Of 28 692 recipients with valid HCV serologies, 1624 were HCV+ at transplant (5.7% prevalence). In logistic regression analysis, HCV+ was associated with African-American race, male gender, cadaveric donor type, increased duration of pre-transplant dialysis, previous transplant, donor HCV+, recipient (but not donor) age, serum albumin, alcohol use, and increased all-cause hospitalizations. Diabetes and IgA nephropathy were less associated with HCV+. Total all-cause, unadjusted mortality was 13.1% in HCV+ vs. 8.5% in HCV– patients (p < 0.01 by log rank test). In Cox regression, mortality was higher for HCV+ (adjusted hazard ratio = 1.23, 95% confidence interval = 1.01–1.49, p = 0.04).

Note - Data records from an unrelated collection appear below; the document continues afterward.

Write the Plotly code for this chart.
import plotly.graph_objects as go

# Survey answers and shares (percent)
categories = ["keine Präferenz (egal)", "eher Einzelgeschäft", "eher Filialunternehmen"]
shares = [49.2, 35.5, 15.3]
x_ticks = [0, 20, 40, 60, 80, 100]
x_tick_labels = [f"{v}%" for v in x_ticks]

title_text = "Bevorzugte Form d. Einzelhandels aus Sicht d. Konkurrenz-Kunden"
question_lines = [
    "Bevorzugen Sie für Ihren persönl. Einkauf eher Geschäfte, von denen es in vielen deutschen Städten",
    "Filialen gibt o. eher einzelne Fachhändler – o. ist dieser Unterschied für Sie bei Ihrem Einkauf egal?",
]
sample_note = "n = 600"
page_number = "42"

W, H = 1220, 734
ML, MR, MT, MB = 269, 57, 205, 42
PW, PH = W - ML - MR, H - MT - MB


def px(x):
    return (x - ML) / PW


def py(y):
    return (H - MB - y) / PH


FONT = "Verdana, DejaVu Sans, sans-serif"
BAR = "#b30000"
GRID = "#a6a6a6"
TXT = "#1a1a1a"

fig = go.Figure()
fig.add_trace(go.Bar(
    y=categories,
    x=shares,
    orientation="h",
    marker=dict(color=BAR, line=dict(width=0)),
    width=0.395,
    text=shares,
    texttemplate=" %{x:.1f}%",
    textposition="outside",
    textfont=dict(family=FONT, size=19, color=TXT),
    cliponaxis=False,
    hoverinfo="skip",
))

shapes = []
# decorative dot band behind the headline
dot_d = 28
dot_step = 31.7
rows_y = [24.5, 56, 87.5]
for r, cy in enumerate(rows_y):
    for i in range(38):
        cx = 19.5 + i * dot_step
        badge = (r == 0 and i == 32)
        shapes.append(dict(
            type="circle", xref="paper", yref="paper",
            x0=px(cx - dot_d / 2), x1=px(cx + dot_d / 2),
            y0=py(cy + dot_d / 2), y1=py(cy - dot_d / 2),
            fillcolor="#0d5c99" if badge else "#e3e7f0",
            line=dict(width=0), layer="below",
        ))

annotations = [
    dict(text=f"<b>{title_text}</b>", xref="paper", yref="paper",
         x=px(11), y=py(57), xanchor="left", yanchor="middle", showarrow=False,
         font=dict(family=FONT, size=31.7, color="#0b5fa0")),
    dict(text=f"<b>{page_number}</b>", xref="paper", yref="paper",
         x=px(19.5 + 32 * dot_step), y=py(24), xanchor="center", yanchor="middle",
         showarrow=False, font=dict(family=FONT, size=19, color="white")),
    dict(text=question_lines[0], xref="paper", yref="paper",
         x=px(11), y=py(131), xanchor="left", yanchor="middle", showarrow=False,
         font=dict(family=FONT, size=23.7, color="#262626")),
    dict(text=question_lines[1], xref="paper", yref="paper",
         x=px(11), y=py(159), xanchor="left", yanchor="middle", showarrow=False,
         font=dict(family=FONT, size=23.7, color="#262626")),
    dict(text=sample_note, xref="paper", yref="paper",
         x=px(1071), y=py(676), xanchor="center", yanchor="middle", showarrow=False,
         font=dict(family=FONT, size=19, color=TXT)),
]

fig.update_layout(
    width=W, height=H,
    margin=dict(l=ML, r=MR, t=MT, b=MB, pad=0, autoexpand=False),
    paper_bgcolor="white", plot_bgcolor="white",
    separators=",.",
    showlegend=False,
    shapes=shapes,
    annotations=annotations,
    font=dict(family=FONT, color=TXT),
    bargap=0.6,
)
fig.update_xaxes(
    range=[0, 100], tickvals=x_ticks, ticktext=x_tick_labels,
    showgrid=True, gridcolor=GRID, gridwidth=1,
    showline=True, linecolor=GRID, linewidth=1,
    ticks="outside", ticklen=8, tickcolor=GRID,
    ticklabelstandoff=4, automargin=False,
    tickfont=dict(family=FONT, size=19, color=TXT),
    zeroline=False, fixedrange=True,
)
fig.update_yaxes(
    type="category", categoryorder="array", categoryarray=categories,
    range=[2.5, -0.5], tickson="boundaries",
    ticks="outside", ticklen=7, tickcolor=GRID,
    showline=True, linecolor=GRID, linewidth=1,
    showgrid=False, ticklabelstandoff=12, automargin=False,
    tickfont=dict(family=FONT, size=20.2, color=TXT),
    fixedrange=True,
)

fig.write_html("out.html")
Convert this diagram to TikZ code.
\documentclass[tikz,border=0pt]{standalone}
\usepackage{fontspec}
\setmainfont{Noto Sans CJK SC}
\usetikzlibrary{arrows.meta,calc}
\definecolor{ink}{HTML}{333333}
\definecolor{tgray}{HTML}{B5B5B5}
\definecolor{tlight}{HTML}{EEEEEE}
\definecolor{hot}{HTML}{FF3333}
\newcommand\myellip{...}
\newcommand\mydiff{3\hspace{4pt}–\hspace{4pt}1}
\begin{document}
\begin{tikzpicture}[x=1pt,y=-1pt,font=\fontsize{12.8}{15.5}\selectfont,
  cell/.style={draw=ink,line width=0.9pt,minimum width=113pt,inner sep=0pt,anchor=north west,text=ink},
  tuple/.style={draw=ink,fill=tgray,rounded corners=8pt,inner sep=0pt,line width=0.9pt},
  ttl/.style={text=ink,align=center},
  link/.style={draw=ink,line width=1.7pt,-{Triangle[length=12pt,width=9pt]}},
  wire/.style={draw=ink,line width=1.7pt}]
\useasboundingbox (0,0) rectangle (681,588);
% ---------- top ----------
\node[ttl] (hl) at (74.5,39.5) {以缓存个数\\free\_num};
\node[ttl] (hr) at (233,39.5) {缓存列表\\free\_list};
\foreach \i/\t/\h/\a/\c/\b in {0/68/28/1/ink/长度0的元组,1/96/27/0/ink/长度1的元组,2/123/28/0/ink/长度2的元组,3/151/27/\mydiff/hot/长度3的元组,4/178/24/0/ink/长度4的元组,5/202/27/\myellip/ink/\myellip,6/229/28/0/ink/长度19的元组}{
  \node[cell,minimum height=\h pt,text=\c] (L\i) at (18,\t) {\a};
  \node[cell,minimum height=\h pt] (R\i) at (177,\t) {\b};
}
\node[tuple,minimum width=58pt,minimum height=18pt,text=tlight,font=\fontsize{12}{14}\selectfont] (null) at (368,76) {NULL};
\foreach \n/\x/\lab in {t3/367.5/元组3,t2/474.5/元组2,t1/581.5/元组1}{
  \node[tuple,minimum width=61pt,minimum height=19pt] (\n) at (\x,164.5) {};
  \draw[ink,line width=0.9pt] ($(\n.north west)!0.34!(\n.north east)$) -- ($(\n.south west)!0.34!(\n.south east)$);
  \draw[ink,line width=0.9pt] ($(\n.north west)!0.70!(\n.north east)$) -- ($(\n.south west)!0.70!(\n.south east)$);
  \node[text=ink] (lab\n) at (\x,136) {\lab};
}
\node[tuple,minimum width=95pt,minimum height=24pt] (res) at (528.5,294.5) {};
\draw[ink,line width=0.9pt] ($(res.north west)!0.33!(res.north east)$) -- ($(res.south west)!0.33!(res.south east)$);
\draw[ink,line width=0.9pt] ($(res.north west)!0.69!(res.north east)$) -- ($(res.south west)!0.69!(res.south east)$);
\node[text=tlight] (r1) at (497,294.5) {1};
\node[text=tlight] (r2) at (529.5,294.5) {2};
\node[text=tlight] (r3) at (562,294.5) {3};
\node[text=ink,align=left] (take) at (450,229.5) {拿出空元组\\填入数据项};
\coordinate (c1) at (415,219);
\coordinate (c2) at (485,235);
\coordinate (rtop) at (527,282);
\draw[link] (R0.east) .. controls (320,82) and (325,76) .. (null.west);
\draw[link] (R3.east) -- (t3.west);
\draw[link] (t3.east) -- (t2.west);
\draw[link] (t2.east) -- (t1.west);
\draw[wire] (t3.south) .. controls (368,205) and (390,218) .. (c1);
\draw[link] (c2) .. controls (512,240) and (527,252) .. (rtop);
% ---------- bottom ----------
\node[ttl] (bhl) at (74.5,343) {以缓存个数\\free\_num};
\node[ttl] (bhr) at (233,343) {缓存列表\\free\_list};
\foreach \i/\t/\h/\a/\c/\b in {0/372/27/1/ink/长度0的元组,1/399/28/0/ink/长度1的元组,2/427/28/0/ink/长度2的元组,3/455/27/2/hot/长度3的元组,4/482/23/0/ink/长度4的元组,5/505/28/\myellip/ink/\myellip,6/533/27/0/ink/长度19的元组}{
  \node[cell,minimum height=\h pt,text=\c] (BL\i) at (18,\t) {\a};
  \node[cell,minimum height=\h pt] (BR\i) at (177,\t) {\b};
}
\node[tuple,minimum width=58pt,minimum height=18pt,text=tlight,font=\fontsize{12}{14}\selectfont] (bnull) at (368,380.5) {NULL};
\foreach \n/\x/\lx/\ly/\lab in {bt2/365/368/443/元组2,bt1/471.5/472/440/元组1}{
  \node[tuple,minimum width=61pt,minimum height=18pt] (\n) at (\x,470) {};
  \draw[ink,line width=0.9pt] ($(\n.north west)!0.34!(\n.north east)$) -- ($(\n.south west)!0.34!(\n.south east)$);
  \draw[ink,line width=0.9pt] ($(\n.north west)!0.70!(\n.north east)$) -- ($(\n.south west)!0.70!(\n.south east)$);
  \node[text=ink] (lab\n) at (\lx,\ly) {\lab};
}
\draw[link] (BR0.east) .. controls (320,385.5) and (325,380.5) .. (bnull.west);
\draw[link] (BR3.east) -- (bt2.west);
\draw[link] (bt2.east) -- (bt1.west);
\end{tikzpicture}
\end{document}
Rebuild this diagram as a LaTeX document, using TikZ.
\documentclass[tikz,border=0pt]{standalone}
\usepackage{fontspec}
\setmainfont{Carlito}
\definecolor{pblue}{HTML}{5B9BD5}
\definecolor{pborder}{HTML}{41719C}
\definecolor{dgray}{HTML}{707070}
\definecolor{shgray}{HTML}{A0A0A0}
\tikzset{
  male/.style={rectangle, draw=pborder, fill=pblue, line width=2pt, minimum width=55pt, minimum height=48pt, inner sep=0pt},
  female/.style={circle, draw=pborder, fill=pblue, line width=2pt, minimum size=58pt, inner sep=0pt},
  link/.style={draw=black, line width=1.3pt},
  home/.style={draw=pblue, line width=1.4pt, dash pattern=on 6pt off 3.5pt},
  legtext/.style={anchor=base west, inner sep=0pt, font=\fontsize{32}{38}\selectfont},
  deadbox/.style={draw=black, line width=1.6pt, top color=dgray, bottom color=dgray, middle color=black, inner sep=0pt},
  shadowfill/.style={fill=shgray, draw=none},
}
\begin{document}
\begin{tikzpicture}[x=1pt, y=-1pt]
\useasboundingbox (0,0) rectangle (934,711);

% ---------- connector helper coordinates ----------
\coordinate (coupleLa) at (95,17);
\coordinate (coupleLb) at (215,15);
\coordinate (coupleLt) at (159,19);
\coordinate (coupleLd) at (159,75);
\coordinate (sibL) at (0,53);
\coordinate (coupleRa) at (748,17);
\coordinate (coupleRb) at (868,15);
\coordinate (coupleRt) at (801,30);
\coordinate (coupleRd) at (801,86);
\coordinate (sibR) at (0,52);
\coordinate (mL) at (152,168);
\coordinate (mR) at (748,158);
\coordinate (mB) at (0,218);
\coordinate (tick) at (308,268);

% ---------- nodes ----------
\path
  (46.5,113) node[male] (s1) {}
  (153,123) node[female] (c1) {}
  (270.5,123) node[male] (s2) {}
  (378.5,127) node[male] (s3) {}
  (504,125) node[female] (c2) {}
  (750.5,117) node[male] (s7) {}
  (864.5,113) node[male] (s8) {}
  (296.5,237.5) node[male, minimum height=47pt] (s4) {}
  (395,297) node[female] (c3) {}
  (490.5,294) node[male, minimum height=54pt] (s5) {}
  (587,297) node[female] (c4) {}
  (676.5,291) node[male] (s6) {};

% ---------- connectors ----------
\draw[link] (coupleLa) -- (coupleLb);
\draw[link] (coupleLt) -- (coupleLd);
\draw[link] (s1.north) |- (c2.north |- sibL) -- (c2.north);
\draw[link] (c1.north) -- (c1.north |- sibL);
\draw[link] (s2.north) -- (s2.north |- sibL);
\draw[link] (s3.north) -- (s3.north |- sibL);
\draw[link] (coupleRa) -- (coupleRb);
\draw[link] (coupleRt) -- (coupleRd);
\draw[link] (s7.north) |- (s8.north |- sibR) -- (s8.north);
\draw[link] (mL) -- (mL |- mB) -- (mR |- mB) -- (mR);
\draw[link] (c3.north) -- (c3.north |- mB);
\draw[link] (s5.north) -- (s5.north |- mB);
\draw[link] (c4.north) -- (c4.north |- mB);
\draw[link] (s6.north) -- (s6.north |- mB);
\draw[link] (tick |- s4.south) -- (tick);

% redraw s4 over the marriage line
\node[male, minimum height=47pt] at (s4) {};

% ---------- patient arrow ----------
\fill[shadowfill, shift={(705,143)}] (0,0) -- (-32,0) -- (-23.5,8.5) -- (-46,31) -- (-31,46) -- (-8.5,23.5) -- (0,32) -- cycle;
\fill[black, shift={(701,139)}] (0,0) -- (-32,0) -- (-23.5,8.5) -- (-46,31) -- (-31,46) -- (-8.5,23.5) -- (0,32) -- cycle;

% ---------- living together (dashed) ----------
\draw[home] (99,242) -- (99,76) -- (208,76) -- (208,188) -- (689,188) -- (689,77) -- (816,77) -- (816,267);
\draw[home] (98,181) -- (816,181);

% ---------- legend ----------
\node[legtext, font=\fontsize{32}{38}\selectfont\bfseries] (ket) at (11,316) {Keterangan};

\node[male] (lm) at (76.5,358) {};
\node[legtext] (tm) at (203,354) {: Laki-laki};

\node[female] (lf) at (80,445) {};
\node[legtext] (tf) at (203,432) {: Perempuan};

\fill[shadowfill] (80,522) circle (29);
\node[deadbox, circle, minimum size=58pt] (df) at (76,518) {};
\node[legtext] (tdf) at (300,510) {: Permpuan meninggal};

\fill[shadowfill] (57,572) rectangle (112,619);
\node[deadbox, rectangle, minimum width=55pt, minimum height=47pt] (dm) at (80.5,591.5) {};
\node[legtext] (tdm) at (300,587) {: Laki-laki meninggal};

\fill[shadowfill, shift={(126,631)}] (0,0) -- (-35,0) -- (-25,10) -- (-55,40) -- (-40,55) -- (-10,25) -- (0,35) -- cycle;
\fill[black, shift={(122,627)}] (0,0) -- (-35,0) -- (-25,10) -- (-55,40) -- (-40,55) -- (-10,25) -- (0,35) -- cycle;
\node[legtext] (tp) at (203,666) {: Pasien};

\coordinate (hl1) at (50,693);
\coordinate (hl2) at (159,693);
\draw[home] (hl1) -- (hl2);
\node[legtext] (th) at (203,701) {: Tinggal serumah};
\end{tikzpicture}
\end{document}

HCV+ recipients were more likely to be African-American, male, older, and to have received repeat transplants and donor HCV+ transplants. HCV+ recipients also had substantially longer waiting times for transplant. In contrast to recent studies, diabetes did not have an increased association with HCV+ , perhaps due to limitations of the database. HCV+ recipients had increased mortality and hospitalization rates compared with other transplant recipients.